Néanmoins, il est également fait état dans ce communiqué d’une nécessité de poursuivre les échanges sur des points qui apparaissent en l’état inaboutis, tels que la centralisation des dépôts de garantie via un fonds de sécurisation géré par un organisme agréé, jugée être un mauvais signal envoyé aux bailleurs, ou encore l’évolution des critères d’aptitude à la profession d’agent immobilier, la mise en place d’une meilleure formation des agents ou l’instauration d’une certification "Immo +", considérées comme étant des sources de potentielles confusions.
Enfin, l’organisation regrette également l’absence de mise en place du statut de bailleur privé, estimée être un élément essentiel dans la reconnaissance des particuliers dans leur rôle d’investisseur.

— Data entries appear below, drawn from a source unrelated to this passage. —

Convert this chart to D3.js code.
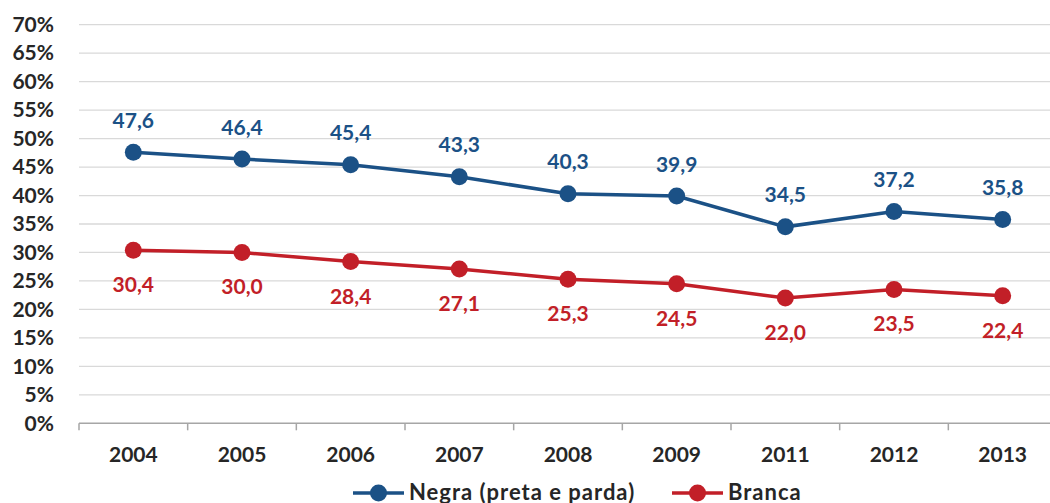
<!DOCTYPE html>
<html>
<head>
<meta charset="utf-8">
<script src="https://cdn.jsdelivr.net/npm/d3@7"></script>
<style>
  html, body { margin: 0; padding: 0; background: #fff; }
  svg { display: block; font-family: Lato, "Open Sans", sans-serif; font-weight: 700; }
</style>
</head>
<body>
<svg id="chart" width="1050" height="503"></svg>
<script>
// Taxa por cor/raça, 2004–2013
const years = ["2004", "2005", "2006", "2007", "2008", "2009", "2011", "2012", "2013"];
const negra = [47.6, 46.4, 45.4, 43.3, 40.3, 39.9, 34.5, 37.2, 35.8];
const branca = [30.4, 30.0, 28.4, 27.1, 25.3, 24.5, 22.0, 23.5, 22.4];
const yTicks = [0, 5, 10, 15, 20, 25, 30, 35, 40, 45, 50, 55, 60, 65, 70];
const seriesNames = ["Negra (preta e parda)", "Branca"];

const colors = { negra: "#1b5186", branca: "#c21f28" };
const textColor = "#262626";

const svg = d3.select("#chart");
const plotLeft = 79, plotRight = 1057, plotTop = 24.7, plotBottom = 423.3;

const x = d3.scaleBand().domain(years).range([plotLeft, plotRight]);
const y = d3.scaleLinear().domain([0, 70]).range([plotBottom, plotTop]);
const fmt = d => d.toFixed(1).replace(".", ",");

// horizontal gridlines
svg.append("g")
  .selectAll("line")
  .data(yTicks.filter(d => d > 0))
  .join("line")
  .attr("x1", plotLeft).attr("x2", 1050)
  .attr("y1", d => y(d)).attr("y2", d => y(d))
  .attr("stroke", "#d9d9d9").attr("stroke-width", 1.3);

// y axis labels
const yAxis = svg.append("g")
  .attr("transform", `translate(${plotLeft},0)`)
  .call(d3.axisLeft(y).tickValues(yTicks).tickFormat(d => d + "%").tickSize(0).tickPadding(25));
yAxis.select(".domain").remove();
yAxis.selectAll("text")
  .attr("font-family", "Lato, sans-serif").attr("font-weight", 700)
  .attr("font-size", 21).attr("fill", textColor);

// x axis
const xAxis = svg.append("g")
  .attr("transform", `translate(0,${plotBottom})`)
  .call(d3.axisBottom(x).tickSize(0).tickPadding(24));
xAxis.select(".domain").attr("stroke", "#a6a6a6").attr("stroke-width", 1.5)
  .attr("d", `M${plotLeft},0H1050`);
xAxis.selectAll("text")
  .attr("font-family", "Lato, sans-serif").attr("font-weight", 700)
  .attr("font-size", 21).attr("fill", textColor);

// category boundary tick marks
svg.append("g")
  .selectAll("line")
  .data(years)
  .join("line")
  .attr("x1", d => x(d)).attr("x2", d => x(d))
  .attr("y1", plotBottom).attr("y2", plotBottom + 7)
  .attr("stroke", "#a6a6a6").attr("stroke-width", 1.5);

const cx = d => x(d) + x.bandwidth() / 2;
const line = d3.line().x(d => cx(d.year)).y(d => y(d.value));

function drawSeries(values, color, labelDy) {
  const data = years.map((yr, i) => ({ year: yr, value: values[i] }));
  const g = svg.append("g");
  g.append("path").datum(data)
    .attr("d", line).attr("fill", "none")
    .attr("stroke", color).attr("stroke-width", 3.5);
  g.selectAll("circle").data(data).join("circle")
    .attr("cx", d => cx(d.year)).attr("cy", d => y(d.value))
    .attr("r", 8.5).attr("fill", color);
  g.selectAll("text").data(data).join("text")
    .attr("x", d => cx(d.year)).attr("y", d => y(d.value) + labelDy)
    .attr("text-anchor", "middle")
    .attr("font-size", 21).attr("fill", color)
    .text(d => fmt(d.value));
}

drawSeries(negra, colors.negra, -24.5);
drawSeries(branca, colors.branca, 42);

// legend
const legend = svg.append("g");
const legendItems = [
  { name: seriesNames[0], color: colors.negra, x0: 353 },
  { name: seriesNames[1], color: colors.branca, x0: 672 }
];
const ly = 493;
legendItems.forEach(it => {
  legend.append("line")
    .attr("x1", it.x0).attr("x2", it.x0 + 51)
    .attr("y1", ly).attr("y2", ly)
    .attr("stroke", it.color).attr("stroke-width", 3.5);
  legend.append("circle")
    .attr("cx", it.x0 + 25.5).attr("cy", ly).attr("r", 8.5).attr("fill", it.color);
  legend.append("text")
    .attr("x", it.x0 + 56).attr("y", ly + 6.5)
    .attr("font-size", 22).attr("letter-spacing", 1).attr("fill", textColor)
    .text(it.name);
});
</script>
</body>
</html>
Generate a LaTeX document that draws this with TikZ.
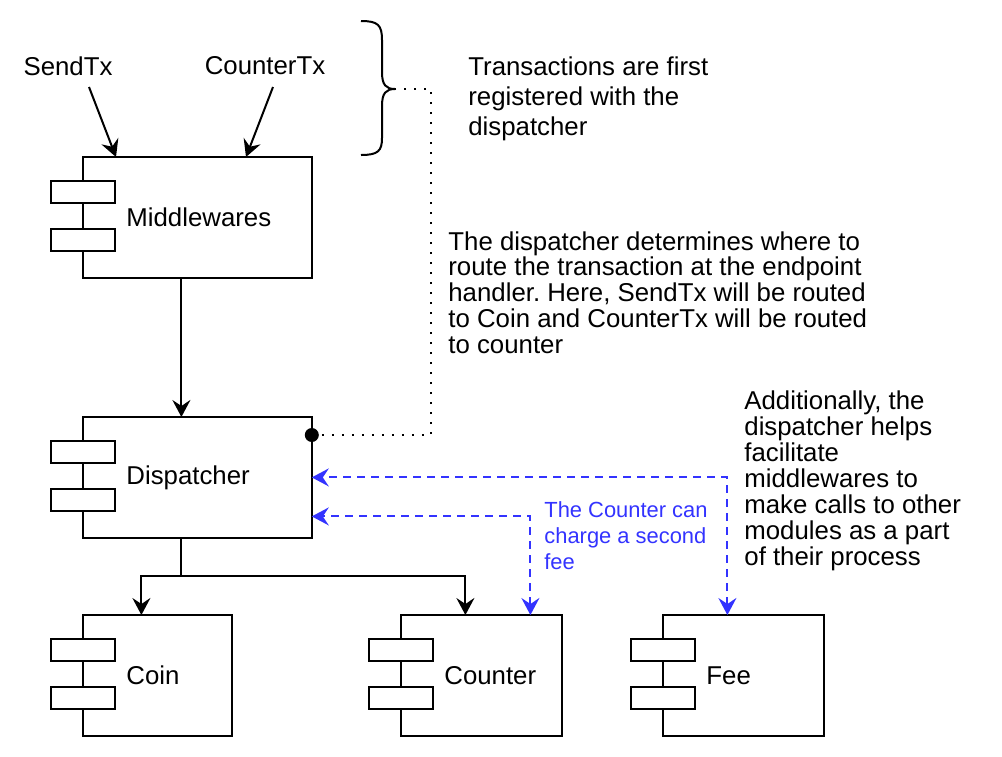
\documentclass[tikz,border=0pt]{standalone}
\usepackage{fontspec}
\setmainfont{Liberation Sans}
\usetikzlibrary{arrows.meta}
\definecolor{tipblue}{RGB}{51,51,255}
\frenchspacing

\begin{document}
\begin{tikzpicture}[x=0.5pt,y=-0.5pt,>={Stealth[length=8.5pt,width=9pt,inset=3pt]},
	module/.style={inner sep=0pt,minimum height=60pt,anchor=north west},
	boxline/.style={line width=1pt},
	lbl/.style={anchor=west,inner sep=0pt,xshift=37.5pt,font=\fontsize{12.9}{12.9}\selectfont},
	txt/.style={inner sep=0pt,font=\fontsize{12.9}{12.9}\selectfont},
	para/.style={inner sep=0pt,align=left,anchor=north west},
	arr/.style={->,line width=1pt},
	tipline/.style={<->,line width=1pt,color=tipblue,dash pattern=on 4pt off 3pt},
	dotline/.style={line width=1pt,dash pattern=on 1pt off 4pt}]

\useasboundingbox (0,0) rectangle (1002,756);

% modules
\node[module,minimum width=130pt,label={[lbl]west:Middlewares}] (mw) at (51,157) {};
\node[module,minimum width=130pt,label={[lbl]west:Dispatcher}] (disp) at (51,417) {};
\node[module,minimum width=90pt,label={[lbl]west:Coin}] (coin) at (51,615) {};
\node[module,minimum width=96pt,label={[lbl]west:Counter}] (ctr) at (369,615) {};
\node[module,minimum width=96pt,label={[lbl]west:Fee}] (fee) at (631,615) {};

\foreach \m in {mw,disp,coin,ctr,fee}{
	\draw[boxline] ([xshift=16pt]\m.north west) rectangle (\m.south east);
	\draw[boxline,fill=white] ([shift={(0,24)}]\m.north west) rectangle ++(64,22);
	\draw[boxline,fill=white] ([shift={(0,72)}]\m.north west) rectangle ++(64,22);
}

% transactions
\node[txt] (send) at (68,66) {SendTx};
\node[txt] (ctx) at (265,66) {CounterTx};
\draw[arr] ([shift={(21,21)}]send.center) -- ([xshift=32.5pt]mw.north west);
\draw[arr] ([shift={(8,21)}]ctx.center) -- ([xshift=97.5pt]mw.north west);

\draw[arr] (mw.south) -- (disp.north);
\draw[arr] (disp.south) -- ++(0,38) -| (coin.north);
\draw[arr] (disp.south) -- ++(0,38) -| (ctr.north);

% calls back to the dispatcher
\draw[tipline] ([xshift=32.5pt]ctr.north) |- ([shift={(0,39)}]disp.east);
\draw[tipline] (fee.north) |- (disp.east);

% brace and dotted connector
\draw[boxline,line join=round] (361,21) .. controls (378,21) and (382,25) .. (382,40)
	-- (382,72) .. controls (382,85) and (386,89) .. (395,89)
	.. controls (386,89) and (382,93) .. (382,106)
	-- (382,138) .. controls (382,151) and (378,155) .. (361,155);
\coordinate (bracetip) at (395,89);
\coordinate (dot) at ([shift={(0,18)}]disp.north east);
\draw[dotline] (dot) -| ([shift={(36,0)}]bracetip) -- (bracetip);
\fill (dot) circle[radius=3.5pt];

% notes
\node[para,font=\fontsize{12.9}{15}\selectfont] (note1) at (468,56)
	{Transactions are first\\registered with the\\dispatcher};
\node[para,font=\fontsize{12.9}{12.9}\selectfont] (note2) at (448,231)
	{The dispatcher determines where to\\route the transaction at the endpoint\\handler. Here, SendTx will be routed\\to Coin and CounterTx will be routed\\to counter};
\node[para,font=\fontsize{12.9}{13}\selectfont] (note3) at (744,390)
	{Additionally, the\\dispatcher helps\\facilitate\\middlewares to\\make calls to other\\modules as a part\\of their process};
\node[para,text=tipblue,font=\fontsize{10.95}{13}\selectfont] (note4) at (544,501)
	{The Counter can\\charge a second\\fee};

\end{tikzpicture}
\end{document}
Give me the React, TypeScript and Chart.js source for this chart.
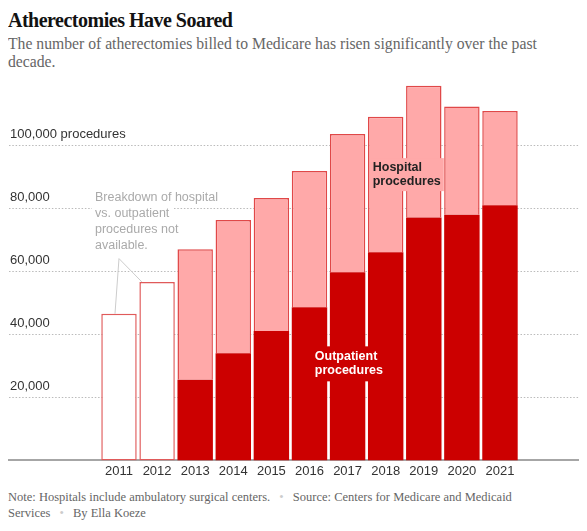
import { useEffect, useRef } from 'react';
import Chart from 'chart.js/auto';

const years = [2011, 2012, 2013, 2014, 2015, 2016, 2017, 2018, 2019, 2020, 2021];
const totals = [46500, 56600, 67000, 76200, 83200, 91800, 103500, 109000, 118800, 112200, 110800];
const outpatient = [null, null, 25600, 34000, 41000, 48600, 59700, 66000, 77000, 77900, 80900];
const yTicks = [20000, 40000, 60000, 80000, 100000];

const SANS = '"Liberation Sans", Arial, sans-serif';
const SERIF = '"Liberation Serif", "Times New Roman", serif';

// annotation anchors, in data units
const noteLines = ['Breakdown of hospital', 'vs. outpatient', 'procedures not', 'available.'];
const noteAt = { x: 2010.37, y: 83200 };
const noteApex = { x: 2011, y: 64000 };
const hospitalAt = { x: 2017.66, y: 93000 };
const outpatientAt = { x: 2016.14, y: 33000 };

const annotations = {
    id: 'annotations',
    afterDatasetsDraw(chart: any) {
        const { ctx } = chart;
        const xs = chart.scales.x;
        const ys = chart.scales.y;
        const px = (v: number) => xs.getPixelForValue(v);
        const py = (v: number) => ys.getPixelForValue(v);
        ctx.save();

        // grey note with pointer lines
        ctx.font = '12.5px ' + SANS;
        ctx.textBaseline = 'middle';
        const nx = px(noteAt.x);
        const ny = py(noteAt.y);
        ctx.fillStyle = '#fff';
        noteLines.forEach((t, i) => {
            const w = ctx.measureText(t).width;
            ctx.fillRect(nx - 3, ny + i * 16 - 8, w + 7, 16);
        });
        ctx.fillStyle = '#aaa';
        noteLines.forEach((t, i) => ctx.fillText(t, nx, ny + i * 16));
        ctx.strokeStyle = '#ccc';
        ctx.lineWidth = 1;
        ctx.beginPath();
        ctx.moveTo(px(2010.895), py(totals[0]));
        ctx.lineTo(px(noteApex.x), py(noteApex.y));
        ctx.lineTo(px(2011.6), py(totals[1]));
        ctx.stroke();

        // bold series labels
        ctx.font = 'bold 12.5px ' + SANS;
        const hx = px(hospitalAt.x);
        const hy = py(hospitalAt.y);
        const hw = ctx.measureText('procedures').width;
        ctx.fillStyle = '#ffa9a9';
        ctx.fillRect(hx - 2, hy - 9, hw + 5, 33);
        ctx.fillStyle = '#222';
        ctx.fillText('Hospital', hx, hy);
        ctx.fillText('procedures', hx, hy + 14);

        const ox = px(outpatientAt.x);
        const oy = py(outpatientAt.y);
        const ow = ctx.measureText('procedures').width;
        ctx.fillStyle = '#cc0000';
        ctx.fillRect(ox - 4, oy - 10, ow + 8, 35);
        ctx.fillStyle = '#fff';
        ctx.fillText('Outpatient', ox, oy);
        ctx.fillText('procedures', ox, oy + 14.5);
        ctx.restore();
    },
};

function AtherectomyChart() {
    const canvasRef = useRef<HTMLCanvasElement>(null);

    useEffect(() => {
        const hospital = totals.map((t, i) => (outpatient[i] == null ? null : t - (outpatient[i] as number)));
        const noSplit = totals.map((t, i) => (outpatient[i] == null ? t : null));

        const chart = new Chart(canvasRef.current as HTMLCanvasElement, {
            type: 'bar',
            data: {
                datasets: [
                    {
                        label: 'Outpatient',
                        data: years.map((y, i) => ({ x: y, y: outpatient[i] })),
                        backgroundColor: '#cc0000',
                        borderWidth: 0,
                        stack: 's',
                    },
                    {
                        label: 'Hospital',
                        data: years.map((y, i) => ({ x: y, y: hospital[i] })),
                        backgroundColor: '#ffa9a9',
                        borderColor: '#e04848',
                        borderWidth: 1.5,
                        borderSkipped: 'bottom',
                        stack: 's',
                    },
                    {
                        label: 'Total',
                        data: years.map((y, i) => ({ x: y, y: noSplit[i] })),
                        backgroundColor: '#fff',
                        borderColor: '#e05a5a',
                        borderWidth: 1.5,
                        borderSkipped: false,
                        stack: 's',
                    },
                ] as any,
            },
            options: {
                animation: false,
                responsive: true,
                maintainAspectRatio: false,
                layout: { padding: { left: 1, top: 2, right: 0, bottom: 0 } },
                datasets: { bar: { categoryPercentage: 1, barPercentage: 0.93 } },
                plugins: { legend: { display: false }, tooltip: { enabled: false } },
                scales: {
                    x: {
                        type: 'linear',
                        min: 2008.113,
                        max: 2023.074,
                        offset: false,
                        stacked: true,
                        z: 1,
                        afterBuildTicks: (scale: any) => {
                            scale.ticks = years.map((v) => ({ value: v }));
                        },
                        afterFit: (scale: any) => {
                            scale.paddingLeft = 0;
                            scale.paddingRight = 0;
                        },
                        grid: { display: false, drawTicks: false },
                        border: { display: true, color: '#a6a6a6', width: 2 },
                        ticks: {
                            padding: 3,
                            color: '#333',
                            font: { family: SANS, size: 13 },
                            callback: (v: any) => String(v),
                            maxRotation: 0,
                            autoSkip: false,
                        },
                    },
                    y: {
                        min: 0,
                        max: 120000,
                        stacked: true,
                        afterFit: (scale: any) => {
                            scale.width = 0;
                            scale.paddingTop = 0;
                            scale.paddingBottom = 0;
                        },
                        afterBuildTicks: (scale: any) => {
                            scale.ticks = yTicks.map((v) => ({ value: v }));
                        },
                        border: { display: false, dash: [1.5, 1.8] },
                        grid: { color: '#bbb', lineWidth: 1, drawTicks: false },
                        ticks: {
                            mirror: true,
                            padding: 1,
                            labelOffset: -10.5,
                            color: '#333',
                            font: { family: SANS, size: 13 },
                            callback: (v: any) =>
                                v === 100000 ? '100,000 procedures' : Number(v).toLocaleString('en-US'),
                        },
                    },
                },
            },
            plugins: [annotations],
        });
        return () => chart.destroy();
    }, []);

    return (
        <div style={{ width: 571, fontFamily: SERIF }}>
            <div style={{ height: 72 }}>
                <div style={{ fontSize: 20, fontWeight: 'bold', lineHeight: '24px', letterSpacing: '-0.5px', color: '#121212' }}>
                    Atherectomies Have Soared
                </div>
                <div style={{ fontSize: 15.7, lineHeight: '18px', marginTop: 3, color: '#666' }}>
                    The number of atherectomies billed to Medicare has risen significantly over the past
                    <br />
                    decade.
                </div>
            </div>
            <div style={{ height: 402, position: 'relative' }}>
                <canvas ref={canvasRef} />
            </div>
            <div style={{ marginTop: 7, fontSize: 12.5, lineHeight: '16px', color: '#666' }}>
                Note: Hospitals include ambulatory surgical centers.{' '}
                <span style={{ color: '#ccc', margin: '0 6px' }}>•</span> Source: Centers for Medicare and Medicaid
                <br />
                Services <span style={{ color: '#ccc', margin: '0 6px' }}>•</span> By Ella Koeze
            </div>
        </div>
    );
}

export default function App() {
    return <AtherectomyChart />;
}
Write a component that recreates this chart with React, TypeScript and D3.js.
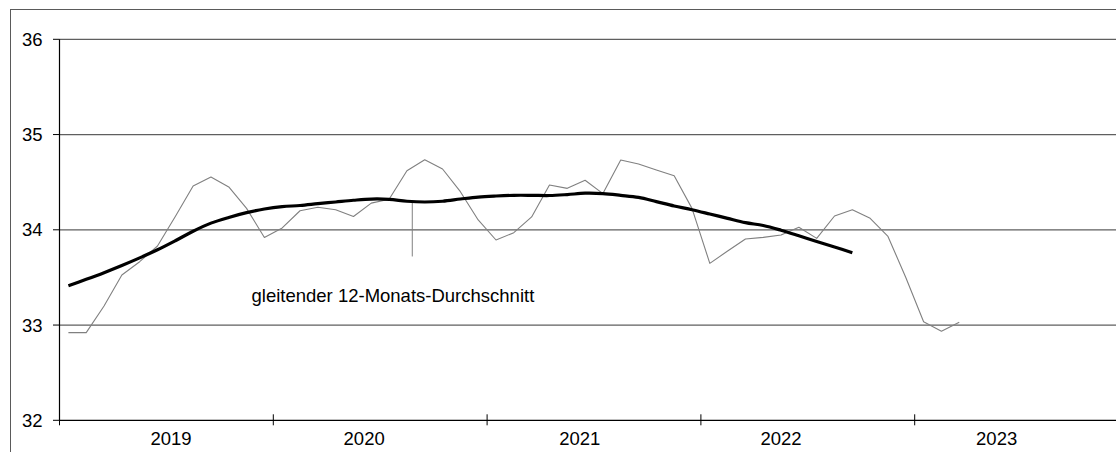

On retrouve encore cette approche du côté des associations de consommateurs, ainsi qu’en témoigne le communiqué publié le 19 juin 2019 par la CLCV qui juge que ce rapport laisse un goût d’inachevé. 
Certaines propositions sont considérées comme intéressantes, telle l’obligation pour les professionnels de garantir le paiement des loyers, le renforcement de la transparence dans les relations locataire-bailleur par le biais d’un extranet ou le renforcement de la lutte contre l’habitat indigne et les discriminations.
Mais l’association affirme rester sur sa faim et estime que ce rapport semble avoir été conçu dans le but unique de renforcer la part de marché des professionnels de l’immobilier. Par ailleurs, l’association souligne que certaines propositions paraissent relever de la «fausse bonne idée», à l’instar de la consignation du dépôt de garantie, qui si elle est d’apparence simple, risque de devenir trop complexe en cas de litige ou de restitution tardive par l’organisme dépositaire. De même, la proposition d’instaurer une grille de vétusté au niveau national n’est pas jugée comme étant viable.
En somme, le rapport est regardé comme étant frileux à force d’éviter ce que le communiqué dénomme les «sujets qui fâchent» comme l’encadrement des loyers ou le renforcement de la commission de contrôle des professionnels de l’immobilier.